Today’s disappointing auction does not mean that all hope is lost. There are 7 of these auctions in total, so the funds could go… eventually. Added to that, this auction takes place at a tricky time for banks, the results of the ECB’S own bank stress tests, billed as the test to end all tests, are due at the end of next month. No wonder banks are keeping their balance sheets as clean as possible and not engaging as anything that either makes them look like they are lending to risky borrowers, or that they are desperate and need cheap funds from the ECB to keep afloat. Thus, the ECB could have shot itself in the foot with the timing of this auction.

Is QE round the corner?

The disappointing take-up at this auction raises doubts about the ECB’s pledge to expand the size of its balance sheet back to 2012 levels. Although we think that further TLTRO auctions could see an increase in demand from the banks, the next one is in December once the ECB stress tests are safely out of the way, speculation could still mount that QE is around the corner. If the take-up after this auction is a sign of things to come, then TLTROs are not going to be enough to boost the ECB’s balance sheet, which may trigger more radical action from the ECB like full-blown, Fed-style QE.

The EUR: Scottish factor could weigh on the EUR

From a fundamental perspective there could be a double whammy of bad news for the single currency in the next 24 hours: firstly, the TLTRO disappointment, and secondly, the outcome of the Scottish referendum, which could have more bearing on the EUR in the next few weeks than domestic factors. A yes vote for independence could trigger the eventual break-up of the EU, if it makes a Conservative victory at next year’s general election more likely. The Tories have threatened to hold and in/out EU referendum for the UK in 2017 if they win a second term in power, and without the UK in the EU, we think that it will have to break apart. Thus, the outcome of today’s referendum could have repercussions far wider than UK shores.

The technical view:

Interestingly, the EURUSD is in recovery mode today after fresh selling developed on Wednesday. Even though the TLTRO news only knocked EURUSD back 30 pips, we think the fundamental factors remain weak for the EUR and any upside will be short-lived. Momentum looks like it is ready to cross lower once again. We continue to expect EURUSD to test 1.2797 – the 61.8% retracement of the July 2012- May 2014 bull trade (see figure 1). But beware; we could see deeper losses on the back of a Yes vote in today’s Scottish referendum…

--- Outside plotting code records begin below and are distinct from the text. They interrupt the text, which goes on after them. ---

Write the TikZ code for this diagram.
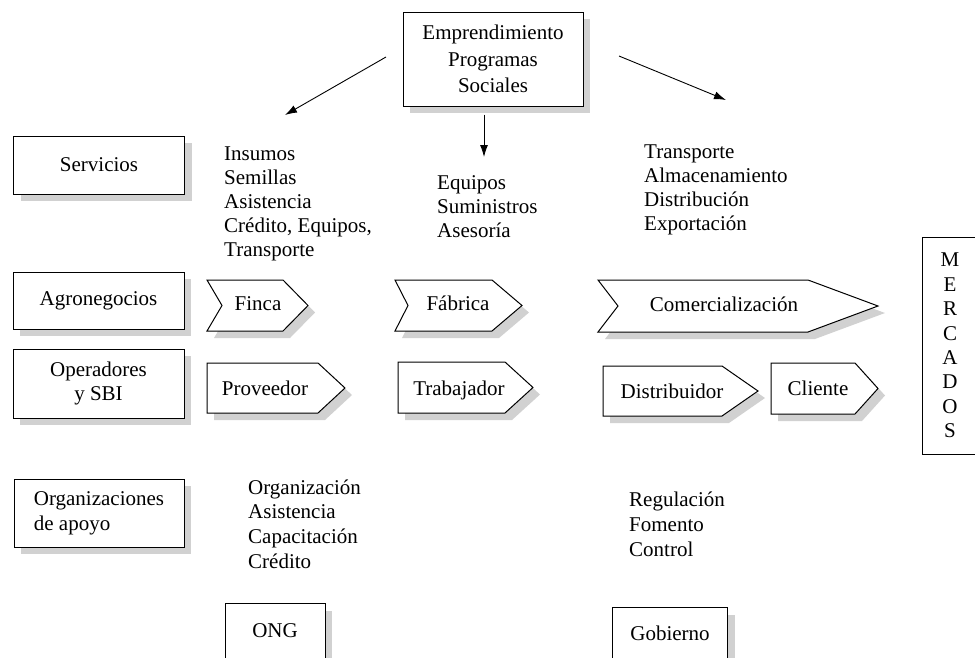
\documentclass[tikz,border=0pt]{standalone}
\usepackage{fontspec}
\setmainfont{Liberation Serif}
\usetikzlibrary{arrows.meta,shadows,calc}
\tikzset{
 shd/.style={drop shadow={shadow xshift=7pt,shadow yshift=-7pt,fill=black!18,opacity=1}},
 plainbox/.style={draw,line width=1pt,fill=white,inner sep=0pt,align=center},
 box/.style={plainbox,shd},
 lst/.style={anchor=north west,inner sep=0pt,align=left},
 lbl/.style={anchor=base,inner sep=0pt},
 arr/.style={line width=0.9pt,-{Latex[length=12pt,width=8pt]}},
 chevbody/.style={draw,line width=1pt,fill=white},
 chevshadow/.style={fill=black!18},
}
% #1 left x, #2 notch x, #3 corner x, #4 tip x, #5 top y, #6 bottom y
\newcommand{\chevshape}[6]{%
 \fill[chevshadow] (#1+7,#5+7) -- (#3+7,#5+7) -- (#4+7,{(#5+#6)/2+7}) -- (#3+7,#6+7) -- (#1+7,#6+7) -- (#2+7,{(#5+#6)/2+7}) -- cycle;
 \filldraw[chevbody] (#1,#5) -- (#3,#5) -- (#4,{(#5+#6)/2}) -- (#3,#6) -- (#1,#6) -- (#2,{(#5+#6)/2}) -- cycle;}
\begin{document}
\begin{tikzpicture}[x=1pt,y=-1pt,font=\fontsize{21}{24.4}\selectfont]
\useasboundingbox (0,0) rectangle (975,657);
\clip (0,0) rectangle (975,657);

% top box
\node[box,minimum width=180pt,minimum height=94pt,font=\fontsize{21}{26.5}\selectfont] (emp) at (493,59) {Emprendimiento\\Programas\\Sociales};

% arrows
\coordinate (a1s) at (386,57);
\coordinate (a1e) at (285,115);
\coordinate (a2e) at (484,157);
\coordinate (a3s) at (619,56);
\coordinate (a3e) at (726,100);
\draw[arr] (a1s) -- (a1e);
\draw[arr] ([yshift=-8pt]emp.south -| a2e) -- (a2e);
\draw[arr] (a3s) -- (a3e);

% left column boxes
\node[box,minimum width=171pt,minimum height=58pt] (serv) at (99,165) {Servicios};
\node[box,minimum width=171pt,minimum height=57pt] (agro) at (98.5,300.5) {Agronegocios};
\node[box,minimum width=171pt,minimum height=69pt] (oper) at (98.5,383.5) {Operadores\\y SBI};
\node[box,minimum width=170pt,minimum height=68pt,align=left,font=\fontsize{21}{25}\selectfont] (orga) at (99,513) {Organizaciones\\de apoyo};

% markets
\node[plainbox,minimum width=56pt,minimum height=217pt] (merc) at (950,345.5) {M\\E\\R\\C\\A\\D\\O\\S};

% bottom boxes
\node[box,anchor=north,minimum width=100pt,text height=34pt,text depth=33pt] (ong) at (275,603) {ONG};
\node[box,anchor=north,minimum width=115pt,text height=33pt,text depth=30pt] (gob) at (670,607) {Gobierno};

% lists
\node[lst,font=\fontsize{21}{24}\selectfont] (l1) at (224,143) {\strut Insumos\\Semillas\\Asistencia\\Crédito, Equipos,\\Transporte};
\node[lst,font=\fontsize{21}{24}\selectfont] (l2) at (437,172) {\strut Equipos\\Suministros\\Asesoría};
\node[lst,font=\fontsize{21}{24}\selectfont] (l3) at (644,141) {\strut Transporte\\Almacenamiento\\Distribución\\Exportación};
\node[lst,font=\fontsize{21}{24.6}\selectfont] (l4) at (248,476.8) {\strut Organización\\Asistencia\\Capacitación\\Crédito};
\node[lst,font=\fontsize{21}{25}\selectfont] (l5) at (629,488.5) {\strut Regulación\\Fomento\\Control};

% chevrons
\chevshape{207}{222}{283}{308}{280}{331}
\chevshape{395}{408}{492}{522}{280}{331}
\chevshape{598}{618}{808}{878}{280}{332}
\chevshape{207}{207}{318}{345}{363}{413}
\chevshape{398}{398}{505}{533}{362}{413}
\chevshape{603}{603}{722}{758}{366}{416}
\chevshape{771}{771}{855}{878}{363}{414}

\node[lbl] (finca) at (258,310) {Finca};
\node[lbl] (fabrica) at (458,310) {Fábrica};
\node[lbl] (comer) at (724,311) {Comercialización};
\node[lbl] (prov) at (265,395) {Proveedor};
\node[lbl] (trab) at (459,395) {Trabajador};
\node[lbl] (dist) at (672,398) {Distribuidor};
\node[lbl] (cli) at (818,395) {Cliente};
\end{tikzpicture}
\end{document}
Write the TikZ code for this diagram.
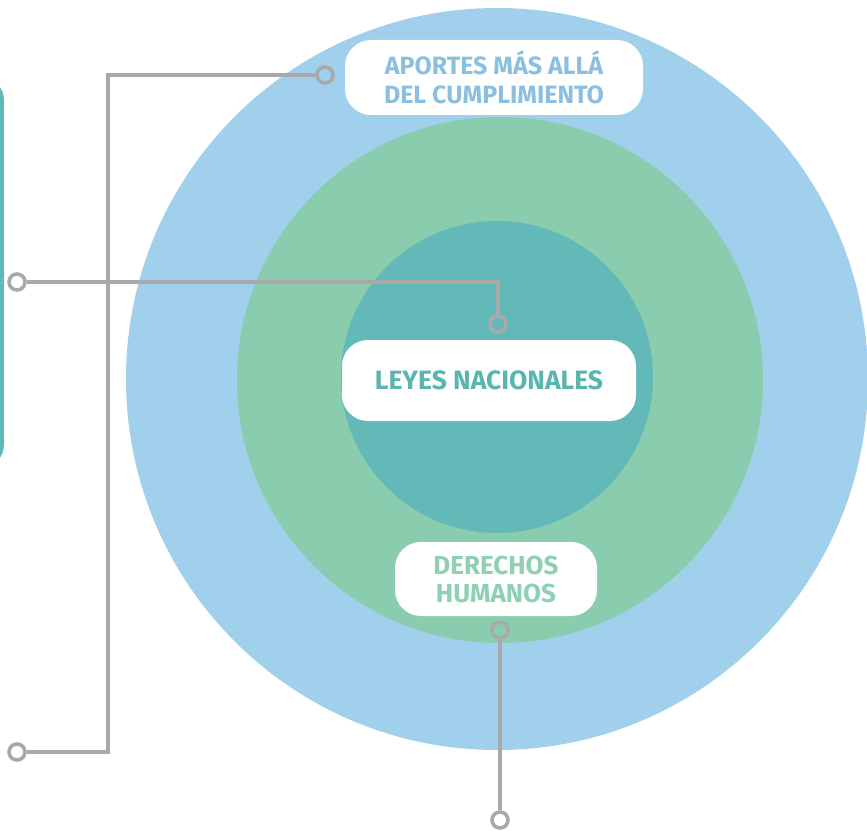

EURGBP is also having a hard time today. The MACD has fallen below its zero line and the focus is now on 0.7874 – the low from 23rd July. Below here there is no major support until 0.7755 – the July 2012 low. However, this pair could be extremely volatile in the next 24 hours, as a yes vote for Scottish independence could trigger a sharp drop in the pound, even worse than any drop in the EUR, which could boost EURGBP. Key resistance lies at 0.8010 – Tuesday’s high, then 0.8075 – the 38.2% Fib retracement of the March – July sell –off.